The preservationists may have another chance. Rakower said that the proper time to file a suit about a commission’s action is after it issues a Certificate of Appropriateness for the work it reviews. Although the McGraw-Hill hearing was held on February 9 and the panel voted to approve the proposed changes that day, officials say, its decision is contingent on the developer submitting for “final determination” follow-up documents reflecting design revisions suggested at the meeting.
According to Paul, the agency is still waiting for a set of revised drawings and has not yet issued its Certificate of Appropriateness, meaning the case is not yet “ripe” for a legal challenge. After the commission issues its Certificate of Appropriateness, she said, would typically be the right time to file a legal challenge.
One of the issues raised by the McGraw-Hill case, Grunewald said, is the need for more clarity and transparency about what decisions are made at the staff level and what decisions are brought to the full commission for review.
When decisions are made at the staff level, he said, preservationists often don’t know about them right away, and when they do find out and try to weigh in, the courts say they’re too late.

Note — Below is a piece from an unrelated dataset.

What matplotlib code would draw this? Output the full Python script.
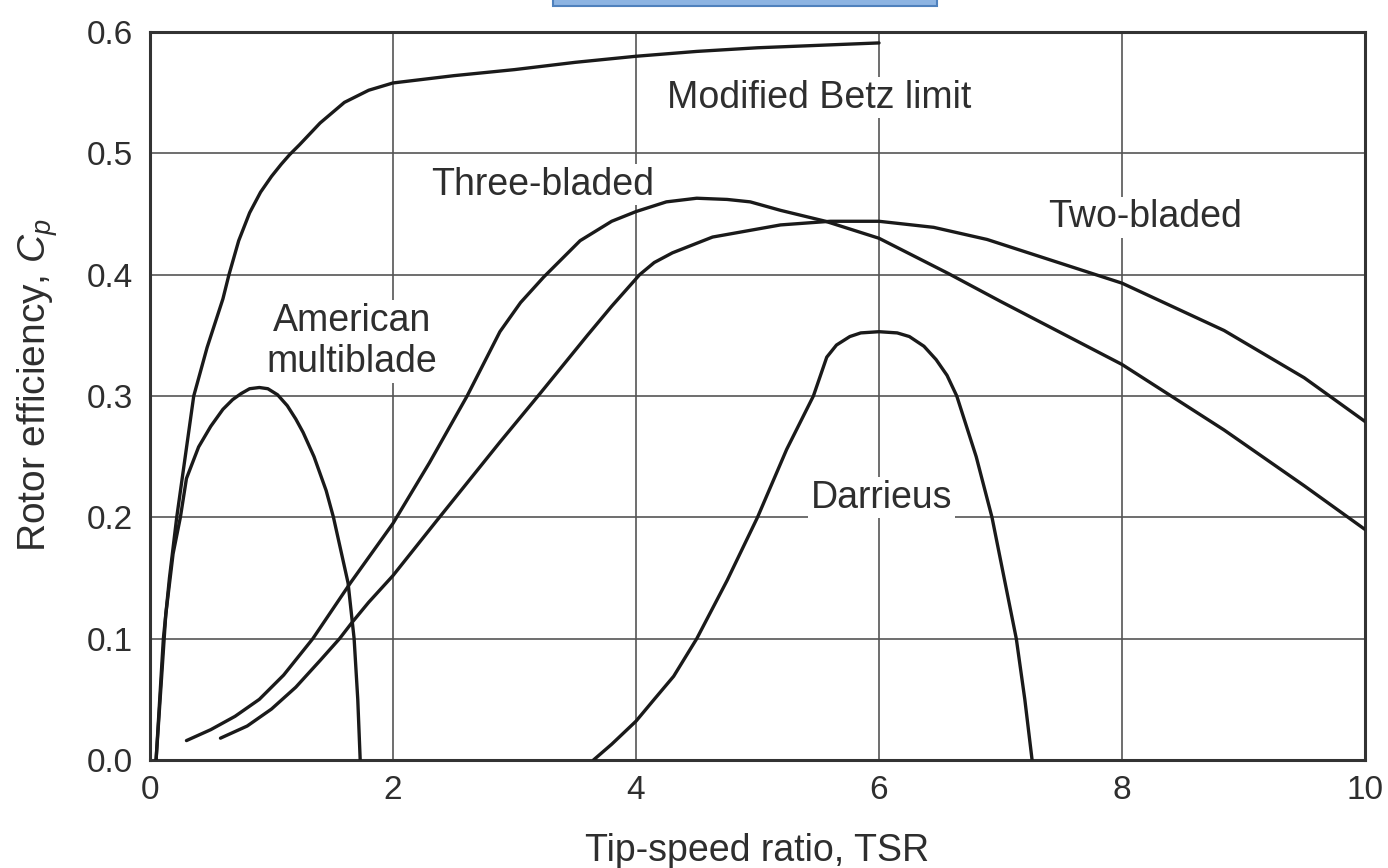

The result can be a Catch-22 situation that leaves preservationists and the general public unable to adequately monitor what developers do—and what the city permits.
Grunewald said he can understand why certain LPC decisions are made at the staff level rather than brought to the full commission. But he also believes the decisions involving the McGraw-Hill building’s interior should have been made by the full commission because of the building’s significance, and wonders what other key decisions are being made at the staff level that perhaps ought to be made by the full commission.
“The staff-level decisions have gotten out of hand,” he said. “We’re not talking about a townhouse in Brooklyn with a door color that is being changed. We’re talking about a monument of world architecture, the McGraw-Hill building.”
“Not only was there no public hearing, there was no public notice. No one would know. That’s the problem… All those staff-level decisions are decisions that have shut out the public.”